If the refractories are doing their job inside furnaces, then they also ensure less heat is wasted.

Mr Rooney said: “The more efficient our products are, the less energy the user has to use to make the product.”

He is optimistic for the future of the business, which he says will be “driven by the energy market and power generation in all its forms”.

ANH currently employs 35 people, but is now looking to grow that.

MR ROONEY wants to set up a distribution network to promote its products further, and plans to seek partners who can aid ANH’s growth.

“In the US, we supply from 20 distribution centres,” he said. “We are a large industrial retailer of this kind of product.

“That’s a very successful marketing operation. We want to employ that tactic here in Europe. We want additional distribution centres. I’d like to see us set up a network of centres that gives us reach.
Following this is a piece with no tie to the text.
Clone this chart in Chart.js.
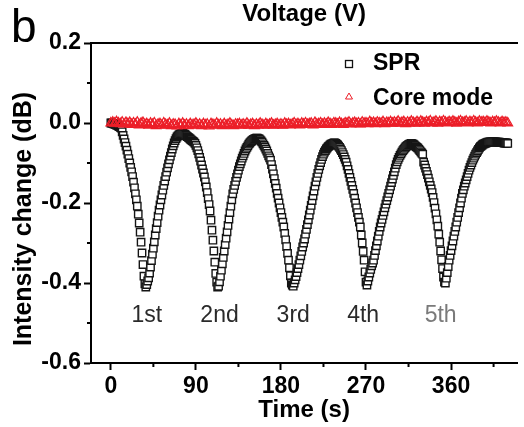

“When it comes to markets further afield, we will focus on finding joint venture partners who can supply our products not just by export but by local manufacture or some blend of the two.”

Mr Rooney wants to strengthen links between the US and European operations, bringing more technology developed in American to the UK. He is also in talks with ANH’s parent group on his plans to expand the Bromborough site.

“This site has been here for a long time and there are aspects we want to develop,” he said.

“We probably use half to two-thirds of the land we have. Our building doesn’t met our current requirements – we’re pretty full.

“We’ve put a proposal to the group, and we hope that investment will start this year.”